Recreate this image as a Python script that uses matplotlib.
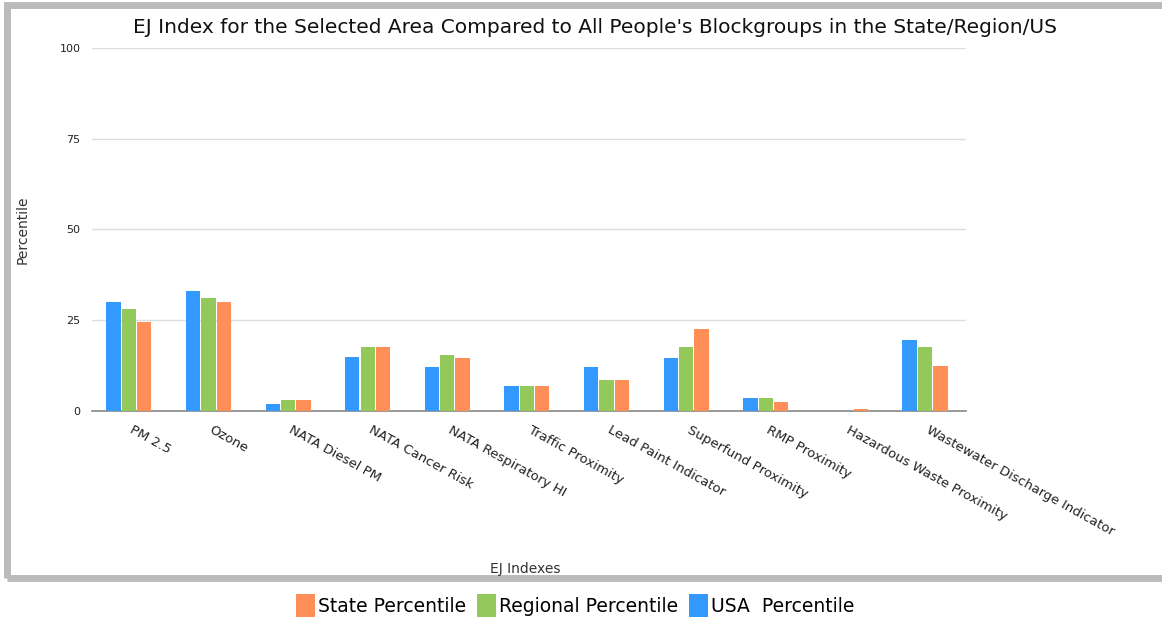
import numpy as np
import matplotlib.pyplot as plt
from matplotlib.patches import Rectangle
from matplotlib.transforms import ScaledTranslation

categories = ["PM 2.5", "Ozone", "NATA Diesel PM", "NATA Cancer Risk",
              "NATA Respiratory HI", "Traffic Proximity", "Lead Paint Indicator",
              "Superfund Proximity", "RMP Proximity", "Hazardous Waste Proximity",
              "Wastewater Discharge Indicator"]
usa = [30, 33, 2, 15, 12, 7, 12, 14.5, 3.5, 0, 19.5]
regional = [28, 31, 3, 17.5, 15.5, 7, 8.5, 17.5, 3.5, 0, 17.5]
state = [24.5, 30, 3, 17.5, 14.5, 7, 8.5, 22.5, 2.5, 0.5, 12.5]

blue = "#3399ff"
green = "#92c95a"
orange = "#ff8f57"

fig = plt.figure(figsize=(11.62, 6.2), dpi=100)
ax = fig.add_axes([0.079, 0.337, 0.752, 0.586])

x = np.arange(len(categories))
w = 0.18
step = 0.193
ax.bar(x - step, usa, w, color=blue, label="USA  Percentile", zorder=3)
ax.bar(x, regional, w, color=green, label="Regional Percentile", zorder=3)
ax.bar(x + step, state, w, color=orange, label="State Percentile", zorder=3)

ax.set_xlim(-0.465, 10.51)
ax.set_ylim(0, 100)
ax.set_yticks([0, 25, 50, 75, 100])
ax.tick_params(axis="y", length=0, labelsize=8, pad=8, labelcolor="#222222")
ax.tick_params(axis="x", length=0, labelsize=9.5, pad=9)
ax.yaxis.grid(True, color="#dddddd", linewidth=1, zorder=0)
for s in ["top", "right", "left"]:
    ax.spines[s].set_visible(False)
ax.spines["bottom"].set_color("#888888")
ax.spines["bottom"].set_linewidth(1.2)

ax.set_xticks(x)
ax.set_xticklabels(categories, rotation=-29, ha="left", va="top",
                   rotation_mode="anchor", color="#222222")
shift = ScaledTranslation(5 / 100, 0, fig.dpi_scale_trans)
for lbl in ax.get_xticklabels():
    lbl.set_transform(lbl.get_transform() + shift)

ax.set_ylabel("Percentile", fontsize=10, color="#333333", labelpad=22)
fig.text(0.452, 0.083, "EJ Indexes", ha="center", va="center", fontsize=10, color="#333333")

fig.text(0.512, 0.955, "EJ Index for the Selected Area Compared to All People's Blockgroups in the State/Region/US",
         ha="center", va="center", fontsize=14.5, color="#111111")

# gray frame around chart
fig.patches.append(Rectangle((0.006, 0.067), 1.0, 0.925, transform=fig.transFigure,
                             fill=False, edgecolor="#bbbbbb", linewidth=5))

h, l = ax.get_legend_handles_labels()
fig.legend(h[::-1], l[::-1], loc="center", bbox_to_anchor=(0.495, 0.023), ncol=3,
           frameon=False, fontsize=13.5, handlelength=1.0, handleheight=1.5,
           handletextpad=0.15, columnspacing=0.6)

fig.savefig("out.png", dpi=100)
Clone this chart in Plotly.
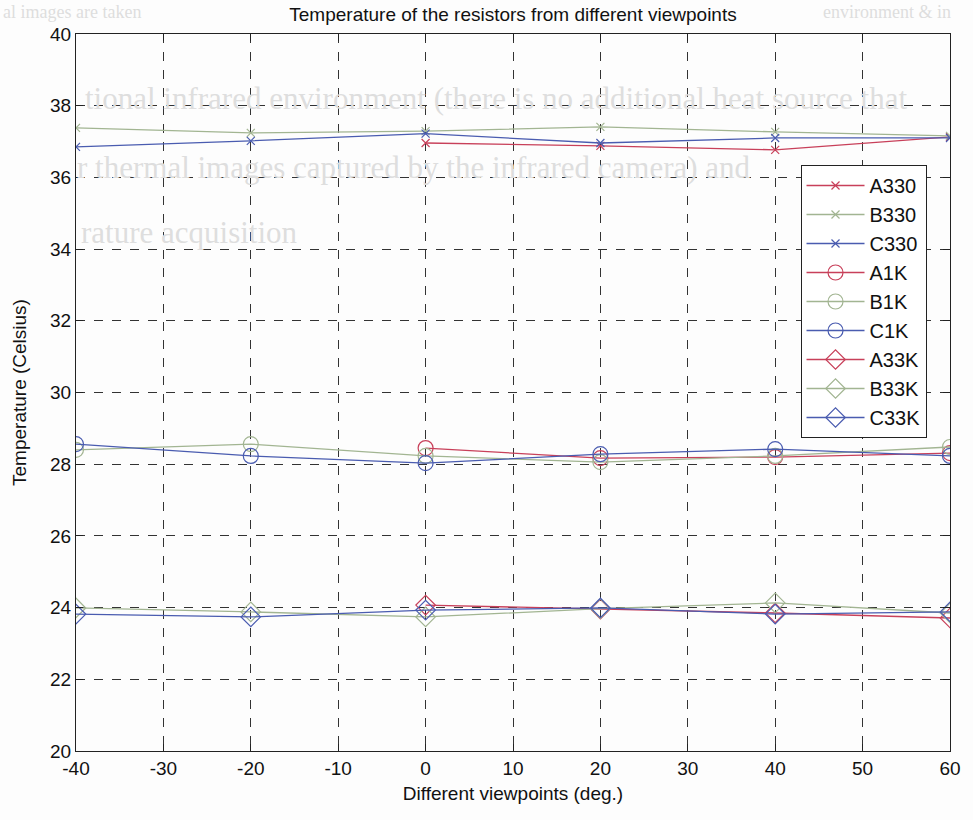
import plotly.graph_objects as go

# Viewpoint angles (deg.)
angles_bc = [-40, -20, 0, 20, 40, 60]
angles_a = [0, 20, 40, 60]

# Measured temperatures (Celsius)
a330 = [36.96, 36.88, 36.77, 37.13]
b330 = [37.38, 37.24, 37.29, 37.41, 37.27, 37.16]
c330 = [36.85, 37.02, 37.22, 36.96, 37.10, 37.10]

a1k = [28.45, 28.17, 28.20, 28.31]
b1k = [28.40, 28.56, 28.23, 28.06, 28.23, 28.48]
c1k = [28.56, 28.23, 28.03, 28.28, 28.42, 28.23]

a33k = [24.07, 23.96, 23.85, 23.71]
b33k = [23.99, 23.88, 23.74, 23.97, 24.13, 23.85]
c33k = [23.82, 23.74, 23.93, 23.99, 23.82, 23.88]

x_ticks = [-40, -30, -20, -10, 0, 10, 20, 30, 40, 50, 60]
y_ticks = [20, 22, 24, 26, 28, 30, 32, 34, 36, 38, 40]

RED = "#c8405a"
GREEN = "#a2b592"
BLUE = "#4a5cb0"

series = [
    ("A330", angles_a, a330, RED, "x-thin-open", 8),
    ("B330", angles_bc, b330, GREEN, "x-thin-open", 8),
    ("C330", angles_bc, c330, BLUE, "x-thin-open", 8),
    ("A1K", angles_a, a1k, RED, "circle-open", 15),
    ("B1K", angles_bc, b1k, GREEN, "circle-open", 15),
    ("C1K", angles_bc, c1k, BLUE, "circle-open", 15),
    ("A33K", angles_a, a33k, RED, "diamond-open", 15),
    ("B33K", angles_bc, b33k, GREEN, "diamond-open", 15),
    ("C33K", angles_bc, c33k, BLUE, "diamond-open", 15),
]

W, H = 973, 820
ML, MR, MT, MB = 76, 20, 34, 69
pw, ph = W - ML - MR, H - MT - MB

fig = go.Figure()
for name, xs, ys, col, sym, size in series:
    fig.add_trace(go.Scatter(
        x=xs, y=ys, name=name, mode="lines+markers",
        line=dict(color=col, width=1.3),
        marker=dict(symbol=sym, size=size, color=col, line=dict(color=col, width=1.2)),
    ))

# faint page text showing through behind the figure (figure pixel positions)
page_lines = [
    (2, 1, "left", "top", 18, "al images are taken"),
    (955, 1, "right", "top", 18, "environment & in"),
    (84, 98, "left", "middle", 31, "tional infrared environment (there is no additional heat source that"),
    (76, 167, "left", "middle", 31, "r thermal images captured by the infrared camera) and"),
    (80, 232, "left", "middle", 31, "rature acquisition"),
]
for px, py, xa, ya, fsize, txt in page_lines:
    fig.add_annotation(
        x=(px - ML) / pw, y=(H - MB - py) / ph, xref="paper", yref="paper",
        xanchor=xa, yanchor=ya, text=txt, showarrow=False, borderpad=0,
        font=dict(family="Liberation Serif, serif", size=fsize, color="#dedede"),
    )

axis_font = dict(family="Liberation Sans Narrow, Arial Narrow, Liberation Sans, sans-serif",
                 size=19, color="#111111")

fig.update_layout(
    width=W, height=H,
    margin=dict(l=ML, r=MR, t=MT, b=MB),
    paper_bgcolor="#fdfdfd", plot_bgcolor="rgba(0,0,0,0)",
    title=dict(text="Temperature of the resistors from different viewpoints",
               x=0.5, xref="paper", xanchor="center", y=1 - 14 / H, yanchor="middle",
               font=dict(family="Liberation Sans Narrow, Arial Narrow, sans-serif",
                         size=19, color="#111111")),
    showlegend=True,
    legend=dict(
        x=(803 - ML) / pw, y=(H - MB - 165) / ph, xref="paper", yref="paper",
        xanchor="left", yanchor="top",
        bgcolor="#ffffff", bordercolor="#222222", borderwidth=1,
        font=dict(family="Liberation Sans, Arial, sans-serif", size=20, color="#111111"),
        tracegroupgap=0, itemwidth=58,
    ),
)

fig.update_xaxes(
    range=[-40, 60], tickvals=x_ticks, ticktext=[str(v) for v in x_ticks],
    showline=True, linecolor="#222222", linewidth=1.2, mirror="ticks",
    ticks="inside", ticklen=7, tickcolor="#222222",
    showgrid=True, gridcolor="#333333", griddash="dash", gridwidth=1,
    zeroline=False, tickfont=axis_font,
    title=dict(text="Different viewpoints (deg.)", font=axis_font, standoff=8),
)
fig.update_yaxes(
    range=[20, 40], tickvals=y_ticks, ticktext=[str(v) for v in y_ticks],
    showline=True, linecolor="#222222", linewidth=1.2, mirror="ticks",
    ticks="inside", ticklen=7, tickcolor="#222222",
    showgrid=True, gridcolor="#333333", griddash="dash", gridwidth=1,
    zeroline=False, tickfont=axis_font,
    title=dict(text="Temperature (Celsius)", font=axis_font, standoff=18),
)

fig.write_html("out.html")
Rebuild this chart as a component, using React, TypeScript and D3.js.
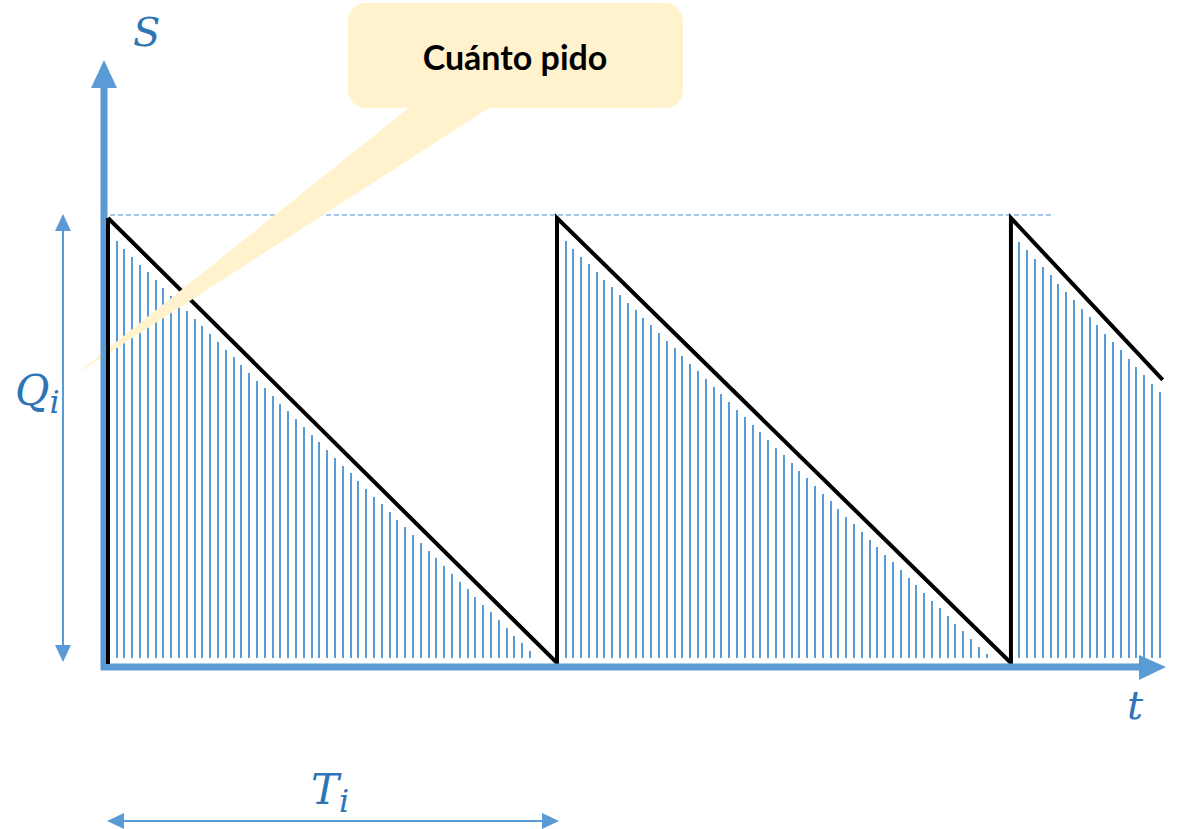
import React from "react";
import * as d3 from "d3";

// Sawtooth inventory curve (t in cycle units, s as fraction of Q)
const sawT = [0, 0, 1, 1, 2.011, 2.011, 2.349];
const sawS = [0, 1, 0, 1, 0, 1, 0.636];
// cycles: start time of each cycle (peak) and end time
const cycleStart = [0, 1, 2.011];
const cycleEnd = [1, 2.011, 2.349];
const cycleEndS = [0, 0, 0.636];
const labels = { s: "S", t: "t", q: "Q", qSub: "i", T: "T", tSub: "i", callout: "Cuánto pido" };

const W = 1179, H = 829;
const AX = "#5B9BD5";
const TXT = "#2E75B6";

export default function App() {
  const x = d3.scaleLinear().domain([0, 1]).range([108, 557]);
  const y = d3.scaleLinear().domain([0, 1]).range([663, 218]);

  const pts: [number, number][] = sawT.map((t, i) => [x(t), y(sawS[i])]);
  const line = d3.line()(pts.slice(1)) as string;

  // hatch lines
  const hatches: { x: number; y1: number; y2: number }[] = [];
  cycleStart.forEach((c, i) => {
    const x0 = x(c), x1 = x(cycleEnd[i]);
    const ya = y(1), yb = y(cycleEndS[i]);
    for (let hx = x0 + 8.5; hx < x1 - 1; hx += 7.8) {
      const yd = ya + ((hx - x0) / (x1 - x0)) * (yb - ya);
      const top = yd + 15;
      if (top < 657) hatches.push({ x: Math.round(hx), y1: top, y2: 658 });
    }
  });

  const xAxisY = 667;
  const yAxisX = 104;
  const mathFont = "'DejaVu Serif', serif";

  return (
    <svg width={W} height={H} style={{ position: "absolute", left: 0, top: 0 }}>
      <rect width={W} height={H} fill="#fff" />
      {/* dashed Q level */}
      <line x1={110} x2={1053} y1={y(1) - 3} y2={y(1) - 3} stroke="#8DB6E2" strokeWidth={1.3} strokeDasharray="5,3" />
      {hatches.map((h, i) => (
        <line key={i} x1={h.x} x2={h.x} y1={h.y1} y2={h.y2} stroke={AX} strokeWidth={2} shapeRendering="crispEdges" />
      ))}
      <path d={line} fill="none" stroke="#000" strokeWidth={4} strokeLinejoin="miter" />
      {/* callout */}
      <path d="M 411 106 L 75 375 L 492 106 Z" fill="#FFF2CC" />
      <rect x={348} y={3} width={335} height={105} rx={18} fill="#FFF2CC" />
      <text x={515} y={70} textAnchor="middle" fontFamily="Lato, 'Open Sans', sans-serif" fontWeight={700} fontSize={34} fill="#000">
        {labels.callout}
      </text>
      {/* axes */}
      <line x1={yAxisX} x2={yAxisX} y1={xAxisY + 3} y2={85} stroke={AX} strokeWidth={7} />
      <path d={`M ${yAxisX - 13} 88 L ${yAxisX} 60 L ${yAxisX + 13} 88 Z`} fill={AX} />
      <line x1={yAxisX - 3} x2={1142} y1={xAxisY} y2={xAxisY} stroke={AX} strokeWidth={7} />
      <path d={`M 1139 655 L 1166 ${xAxisY} L 1139 680 Z`} fill={AX} />
      {/* first vertical black */}
      <line x1={x(0)} x2={x(0)} y1={y(0) + 1} y2={y(1)} stroke="#000" strokeWidth={4} />
      {/* Q arrow */}
      <line x1={63} x2={63} y1={225} y2={652} stroke={AX} strokeWidth={2} />
      <path d="M 55 231 L 63 214 L 71 231 Z" fill={AX} />
      <path d="M 55 645 L 63 662 L 71 645 Z" fill={AX} />
      {/* T arrow */}
      <line x1={118} x2={548} y1={821} y2={821} stroke={AX} strokeWidth={2} />
      <path d="M 124 813 L 107 821 L 124 829 Z" fill={AX} />
      <path d="M 542 813 L 559 821 L 542 829 Z" fill={AX} />
      {/* labels */}
      <text x={133} y={46} fontFamily={mathFont} fontStyle="italic" fontSize={40} fill={TXT}>{labels.s}</text>
      <text x={1127} y={719} fontFamily={mathFont} fontStyle="italic" fontSize={40} fill={TXT}>{labels.t}</text>
      <text x={15} y={405} fontFamily={mathFont} fontStyle="italic" fontSize={42} fill={TXT}>
        {labels.q}
        <tspan fontSize={32} dy={8}>{labels.qSub}</tspan>
      </text>
      <text x={311} y={804} fontFamily={mathFont} fontStyle="italic" fontSize={42} fill={TXT}>
        {labels.T}
        <tspan fontSize={32} dy={8}>{labels.tSub}</tspan>
      </text>
    </svg>
  );
}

**WORK TO COMPLETE:** Copy, word for word, the entries above from the first line to the line that holds "from matplotlib.transforms import". Drop the pictures.

**EXERCISE OUTPUT:**
Recreate this image as a Python script that uses matplotlib.
import numpy as np
import matplotlib.pyplot as plt
from matplotlib.patches import Rectangle
from matplotlib.transforms import ScaledTranslation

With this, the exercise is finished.